Nest, apparently, runs Linux on a Cortex A8. That is a power hungry beast. No wonder it has a rechargeable Li-po battery inside.   It uses the 24VAC to charge it. (If you don't have a Common wire, and I don't, it does this clever but dangerous trick of pulse the fan/AC/heat trigger line to complete the circuit and trickle charge the battery -- apparently that cause the start/stop ping of death on HVAC units that don't debounce away the false triggers).

Then there is the problem of what if you use the interface too much, run buggy software updates or spend too much time on wi-fi. You'll drain the battery, right?  (The trickle charge takes time and you are always running off the Li-po).

I don't think Linux is ready yet for 24x7 systems that run off of battery.  (A tickless kernel is a must for battery longevity, and that is just a start). But I could be wrong.

There are advantages to running an OS. It opens up development options: I'd love to try and get some Haskell code into an "embedded device".  Without thinking about embedded development issues, you can focus on the algorithms.

What about the power miserly Cortex M4s?  They are starting to come with a lot of RAM and massive flash spaces.  I've even seen Haskell (and Lua) running on STM32F4 Discovery boards. But we are still only talking about kilobytes of RAM. Until I see real applications run, just blinking LEDs and toggling a few GPIO pins doesn't convince me that you can write serious sized applications for it (where memory allocation can kill you).

For a smart thermostat, it is all about the algorithms. There are, at most, 3-5 interfaces to the HVAC systems. These are basically switches (relays or solid state relays).  It is all about when to turn these switches.

I've been toying with the idea building upon Forth to do smart thermostat stuff.  If I stick to an ANS flavored Forth, I can implement it on bare metal and eventually up port it to an OS when they become appropriate for battery based systems.

What about Wi-Fi and stuff?  I have more to say about that later (e.g.
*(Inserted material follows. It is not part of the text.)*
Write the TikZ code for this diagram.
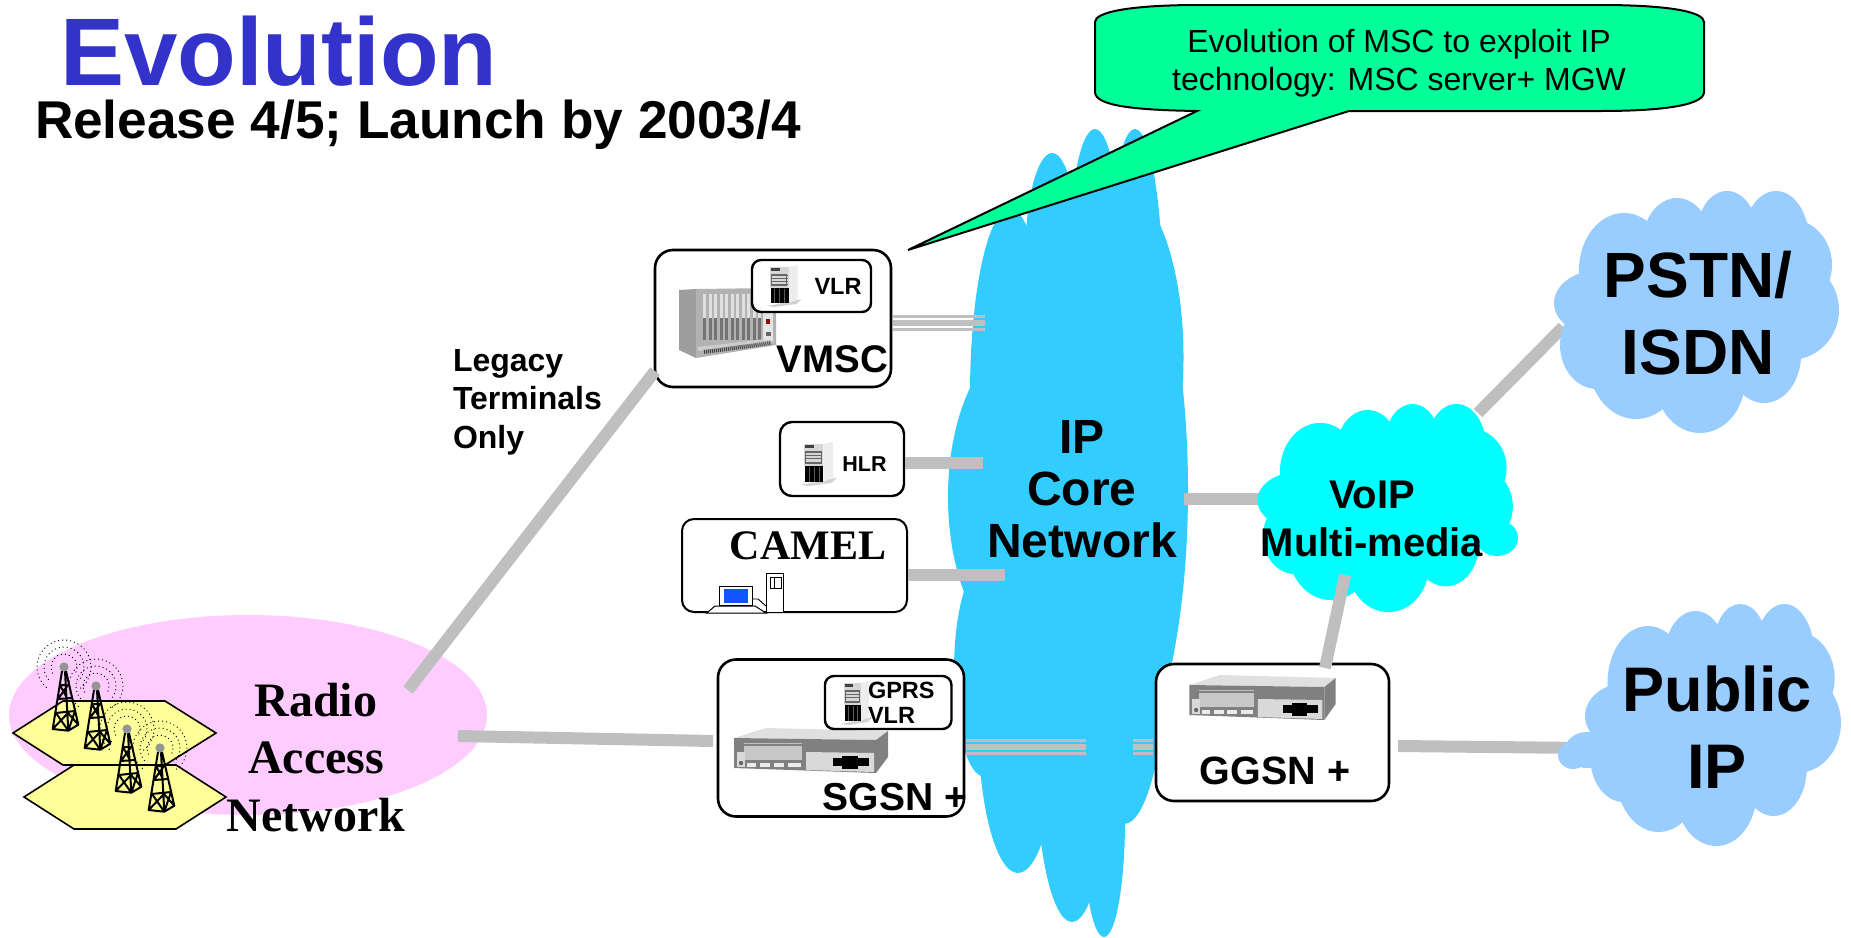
\documentclass[tikz,border=0pt]{standalone}
\usepackage{fontspec}
\setmainfont{Liberation Sans}
\newfontfamily\timesf{Liberation Serif}
\newcommand{\myfs}[2]{\fontsize{#1}{#2}\selectfont}
\definecolor{linkgray}{HTML}{BFBFBF}
\definecolor{ipblue}{HTML}{33CCFF}
\definecolor{cloudblue}{HTML}{99CCFF}
\definecolor{voipcyan}{HTML}{00FFFF}
\definecolor{ranpink}{HTML}{FFCCFF}
\definecolor{hexyellow}{HTML}{FFFF99}
\definecolor{callgreen}{HTML}{00FF99}
\definecolor{titleblue}{HTML}{3333CC}
\definecolor{screenblue}{HTML}{1155FF}
\tikzset{
  every node/.style={inner sep=0pt,outer sep=0pt},
  boxbig/.style={draw=black,fill=white,line width=2.6pt,rounded corners=18pt},
  boxsmall/.style={draw=black,fill=white,line width=2.4pt,rounded corners=9pt},
  boxmid/.style={draw=black,fill=white,line width=2.4pt,rounded corners=12pt},
  link/.style={draw=linkgray,line width=12pt},
  linkthin/.style={draw=linkgray,line width=3pt},
  linkmid/.style={draw=linkgray,line width=5.5pt},
  lbl/.style={anchor=base,text=black,font=\bfseries},
  hexcell/.style={draw=black,fill=hexyellow,line width=1.6pt,line join=miter},
  wave/.style={draw=black,line width=.9pt,dash pattern=on 1pt off 3pt},
  srvicon/.pic={
    \fill[gray!35] (-3,39) -- (19,35) -- (32,32) -- (27,37) -- (5,40) -- cycle;
    \fill[black!7] (19,0) -- (28,-2) -- (28,32) -- (19,36) -- cycle;
    \fill[black!16] (0,0) rectangle (19,21);
    \fill[black] (1,21) rectangle (19,36);
    \foreach \vy in {8,11,14,17} \draw[black!60,line width=.7pt] (1,\vy) -- (18,\vy);
    \draw[black!60,line width=.7pt] (2,7) rectangle (17,18);
    \fill[black!75] (1,1) rectangle (10,4);
    \foreach \vx in {5,10,15} \draw[black!65,line width=.4pt] (\vx,22) -- (\vx,36);
  },
  routericon/.pic={
    \fill[black!12] (0,0) -- (32,-10) -- (154,-7) -- (142,2) -- cycle;
    \fill[black!50] (0,0) -- (142,2) -- (142,35) -- (0,30) -- cycle;
    \fill[black!50] (142,2) -- (154,-7) -- (154,19) -- (142,35) -- cycle;
    \fill[black!22] (10,8) rectangle (68,22);
    \draw[black!25,line width=.8pt] (10,5) -- (68,5);
    \fill[black!15] (72,14) -- (140,15) -- (140,34) -- (72,32) -- cycle;
    \fill[black!15] (3,14) rectangle (11,29);
    \fill[black!60] (7,25) circle (2.2);
    \fill[black!8] (13,25) rectangle (67,29);
    \foreach \sx in {22,36,50} \fill[black!50] (\sx,24.5) rectangle (\sx+4,29);
    \fill[black] (99,20) rectangle (135,28);
    \fill[black] (108,18) rectangle (124,31);
  },
  towericon/.pic={
    \draw[black,line width=2pt,line join=round]
      (-2,4) -- (-11.3,62) -- (4.3,63.7) -- (14.3,57.7) -- (2,4)
      (1,4) -- (4.3,63.7)
      (-4,18) -- (5,18) (-6,32) -- (8,31) (-8.5,46) -- (11,44)
      (-4,18) -- (3,31) (4,18) -- (-6,32)
      (-8,46) -- (4.3,63.7) (4,46) -- (-11.3,62) (4,46) -- (14.3,57.7) (11,44) -- (4.3,63.7);
    \fill[black!42] (0,0) circle (4.6);
    \draw[wave] (0,0) ++(150:13) arc[start angle=150,end angle=395,radius=13];
    \draw[wave] (0,0) ++(140:20) arc[start angle=140,end angle=405,radius=20];
    \draw[wave] (0,0) ++(130:27) arc[start angle=130,end angle=415,radius=27];
  },
  cloudlobes/.pic={
    \fill (1695,310) ellipse [x radius=110,y radius=90];
    \foreach \cx/\cy/\rx/\ry in {1624/270/45/57,1677/245/35/47,1727/230/29/39,1776/240/33/49,1790/265/42/46,1790/310/49/50,1764/355/37/48,1700/380/45/53,1636/360/48/59,1597/345/37/44,1600/303/46/33}
      \fill (\cx,\cy) ellipse [x radius=\rx,y radius=\ry];
  }
}
\begin{document}
\begin{tikzpicture}[x=1pt,y=-1pt]
\useasboundingbox (0,0) rectangle (1851,937);
\fill[white] (0,0) rectangle (1851,937);

% radio access network
\fill[ranpink] (248,715) ellipse [x radius=239,y radius=100];
\draw[hexcell] (13,733) -- (63,701) -- (165,701) -- (216,733) -- (165,765) -- (63,765) -- cycle;
\draw[hexcell] (24,797) -- (74,765) -- (176,765) -- (226,797) -- (176,829) -- (74,829) -- cycle;
\pic at (64,667) {towericon};
\pic at (96,686) {towericon};
\pic at (127,729) {towericon};
\pic at (160,748) {towericon};

% IP core cloud
\begin{scope}[ipblue]
\fill (1000,230) rectangle (1100,820);
\fill (1010,395) ellipse [x radius=40,y radius=186];
\fill (1052,260) ellipse [x radius=27,y radius=107];
\fill (1095,260) ellipse [x radius=26,y radius=131];
\fill (1135,300) ellipse [x radius=28,y radius=171];
\fill (1120,357) ellipse [x radius=63.5,y radius=170];
\fill (1100,490) ellipse [x radius=88,y radius=300];
\fill (1124,620) ellipse [x radius=45,y radius=204];
\fill (1104,820) ellipse [x radius=21,y radius=117];
\fill (1072,760) ellipse [x radius=36,y radius=162];
\fill (1018,720) ellipse [x radius=40,y radius=153];
\fill (985,670) ellipse [x radius=31,y radius=107];
\fill (1030,497) ellipse [x radius=82,y radius=160];
\fill (1040,660) ellipse [x radius=82,y radius=140];
\end{scope}

% clouds: connectors to them run underneath
\coordinate (ipout) at (1184,499);
\coordinate (voipin) at (1262,499);
\coordinate (voipup) at (1478,413);
\coordinate (pstnin) at (1563,327);
\coordinate (ggsnout) at (1398,746);
\coordinate (pubin) at (1585,748);
\draw[link] (voipup) -- (pstnin);
\draw[link] (ggsnout) -- (pubin);
\draw[link] (ipout) -- (voipin);

\begin{scope}[cloudblue]
\pic at (0,0) {cloudlobes};
\pic[xscale=.898] at (189.51,413) {cloudlobes};
\end{scope}
\fill[cloudblue] (1573,755) ellipse [x radius=15,y radius=14];
\fill[cloudblue] (1587,750) ellipse [x radius=22,y radius=18];
\begin{scope}[voipcyan]
\pic[xscale=.896,yscale=.86] at (-134.88,239.74) {cloudlobes};
\end{scope}
\fill[voipcyan] (1497,538) ellipse [x radius=21,y radius=18];

% boxes
\node[boxbig,minimum width=236pt,minimum height=137pt] (vmsc) at (773,318.5) {};
% rack icon
\begin{scope}
\fill[black!38] (679,290) -- (696,289) -- (696,358) -- (679,350) -- cycle;
\fill[black!30] (696,289) -- (776,288) -- (776,345) -- (696,358) -- cycle;
\foreach \sx in {703,708.5,714,719.5,725,730.5,736,741.5,747,752.5,758} {
  \fill[black!12] (\sx,294) rectangle (\sx+3.2,318);
  \fill[black!55] (\sx,318) rectangle (\sx+3.2,340);
}
\draw[black!20,line width=4pt] (698,349) -- (774,340);
\draw[black!75,line width=4pt,dash pattern=on 1pt off 1pt] (704,352) -- (771,343);
\fill[black!10] (763,310) rectangle (773,340);
\fill[red!60!black] (766,319) rectangle (770,324);
\fill[black!60] (766,332) rectangle (771,336);
\end{scope}
\node[boxsmall,minimum width=119pt,minimum height=52pt] (vlrbox) at (811.5,286) {};
\pic at (769.5,267) {srvicon};
\node[boxmid,minimum width=124pt,minimum height=74pt] (hlr) at (842,459) {};
\pic[yscale=1.05,xscale=1.05] at (803.5,444) {srvicon};
\node[boxmid,line width=2pt,minimum width=225pt,minimum height=93pt] (camel) at (794.5,565.5) {};
% computer icon
\draw[black,fill=white,line width=1pt] (706.7,613) -- (715,606) -- (755,606) -- (766,613) -- cycle;
\draw[black,fill=white,line width=1pt] (719.3,586) rectangle (752.7,605);
\fill[screenblue] (724.3,588.7) rectangle (748.3,602.7);
\draw[black,line width=.9pt] (752.7,599) -- (758,599) -- (766,606);
\draw[black,fill=white,line width=1pt] (766.7,573.3) rectangle (783.3,612);
\draw[black,line width=.7pt] (770.5,577) rectangle (781.5,588.5) (774,577) -- (774,588.5);

\node[boxbig,minimum width=246pt,minimum height=157pt] (sgsn) at (841,738) {};
\pic at (734,738) {routericon};
\node[boxsmall,minimum width=126.5pt,minimum height=53pt] (gprsbox) at (888.2,702.5) {};
\pic[xscale=.9,yscale=1.05] at (843.7,683) {srvicon};
\node[boxbig,minimum width=233pt,minimum height=137pt] (ggsn) at (1272.5,732.5) {};
\pic[xscale=.95] at (1189.4,685) {routericon};

% connectors on top
\coordinate (vmscE) at (893,323);
\coordinate (ipW1) at (985,323);
\draw[linkthin] ([yshift=7pt]vmscE) -- ([yshift=7pt]ipW1);
\draw[linkmid] (vmscE) -- (ipW1);
\draw[linkthin] ([yshift=-6pt]vmscE) -- ([yshift=-6pt]ipW1);
\coordinate (hlrE) at (905,463);
\coordinate (ipW2) at (983,463);
\draw[link] (hlrE) -- (ipW2);
\coordinate (camelE) at (908,575);
\coordinate (ipW3) at (1005,575);
\draw[link] (camelE) -- (ipW3);
\coordinate (ranNE) at (408,690);
\coordinate (vmscSW) at (655,371);
\draw[link] (ranNE) -- (vmscSW);
\coordinate (ranE) at (458,736);
\coordinate (sgsnW) at (713,741);
\draw[link] (ranE) -- (sgsnW);
\coordinate (sgsnE) at (966,747);
\coordinate (ipE4) at (1086,747);
\draw[linkthin] ([yshift=7pt]sgsnE) -- ([yshift=7pt]ipE4);
\draw[linkmid] (sgsnE) -- (ipE4);
\draw[linkthin] ([yshift=-6pt]sgsnE) -- ([yshift=-6pt]ipE4);
\coordinate (ipE5) at (1133,747);
\coordinate (ggsnW) at (1153,747);
\draw[linkthin] ([yshift=7pt]ipE5) -- ([yshift=7pt]ggsnW);
\draw[linkmid] (ipE5) -- (ggsnW);
\draw[linkthin] ([yshift=-6pt]ipE5) -- ([yshift=-6pt]ggsnW);
\coordinate (voipS) at (1345,575);
\coordinate (ggsnN) at (1325,668);
\draw[link] (voipS) -- (ggsnN);

% callout
\draw[fill=callgreen,draw=black,line width=2pt,line join=miter] (908,250) -- (1197,111)
  .. controls (1135,110) and (1095,106) .. (1095,92) -- (1095,22)
  .. controls (1095,12) and (1130,5) .. (1200,5) -- (1600,5)
  .. controls (1670,5) and (1704,12) .. (1704,22) -- (1704,92)
  .. controls (1704,104) and (1670,111) .. (1600,111) -- (1349,111) -- cycle;

% texts
\node[anchor=base west,text=titleblue,font=\bfseries\myfs{96}{96}] (title) at (60,85) {Evolution};
\node[anchor=base west,font=\bfseries\myfs{53.2}{54}] (subtitle) at (35,138) {Release 4/5; Launch by 2003/4};
\node[anchor=base,align=center,font=\myfs{32}{38}] (calltext) at (1399,90) {Evolution of MSC to exploit IP\\technology: MSC server+ MGW};
\node[anchor=base west,align=left,font=\bfseries\myfs{32}{38.5}] (legacy) at (453,448) {Legacy\\Terminals\\Only};
\node[lbl,font=\bfseries\myfs{38.5}{40}] (vmsct) at (832.5,372) {VMSC};
\node[lbl,font=\bfseries\myfs{23.5}{25}] (vlrt) at (838,294) {VLR};
\node[lbl,font=\bfseries\myfs{21.5}{23}] (hlrt) at (864.5,471) {HLR};
\node[lbl,font=\timesf\bfseries\myfs{42}{44}] (camelt) at (808,559) {CAMEL};
\node[anchor=base west,align=left,font=\bfseries\myfs{23.5}{25}] (gprst) at (868,723) {GPRS\\VLR};
\node[lbl,font=\bfseries\myfs{39}{40}] (sgsnt) at (895,810) {SGSN +};
\node[lbl,font=\bfseries\myfs{39.5}{40}] (ggsnt) at (1275,784) {GGSN +};
\node[anchor=base,align=center,font=\timesf\bfseries\myfs{48}{57.5}] (rant) at (316,831) {Radio\\Access\\Network};
\node[anchor=base,align=center,font=\bfseries\myfs{48}{52}] (ipt) at (1082,557) {IP\\Core\\Network};
\node[anchor=base,align=center,font=\bfseries\myfs{40}{48}] (voipt) at (1372,556) {VoIP\\Multi-media};
\node[anchor=base,align=center,font=\bfseries\myfs{64}{77}] (pstnt) at (1698,374) {PSTN/\\ISDN};
\node[anchor=base,align=center,font=\bfseries\myfs{63}{77}] (pubt) at (1717,788) {Public\\IP};
\end{tikzpicture}
\end{document}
I'd be happy to just use my smart phone in local proximity with Bluetooth to control and data-mine the thermostat).


2 comments:

Alex said...

Actually, I have recently started playing (& discovered) w/ the Parallax Propeller board, which is a surprising combination of all this (well ... to some extent): multi-"cores" (cogs), forth interpreter, decent power management etc. Not sure how useful it would be compared to e.g. an ARM Mx w/ e.g. a FPU chip for that kind of project (I guess it compares quite favorably),

Todd Coram said...

I'm familiar with the Propeller. It's a very interesting chip. I like the fact that it doesn't have interrupts -- I hate interrupts.

I can see assigning each cog to a monitor/control for each HVAC function (heat, ac, fan, etc).

The Propeller could be the brains for a thermostat and the Forth (PropForth?) is a capable Forth.

I guess it comes down to whether you grow (in capability) a system using a big fat processor (M4 or A8 running Linux) or by 'networking' MCUs (like a Propeller).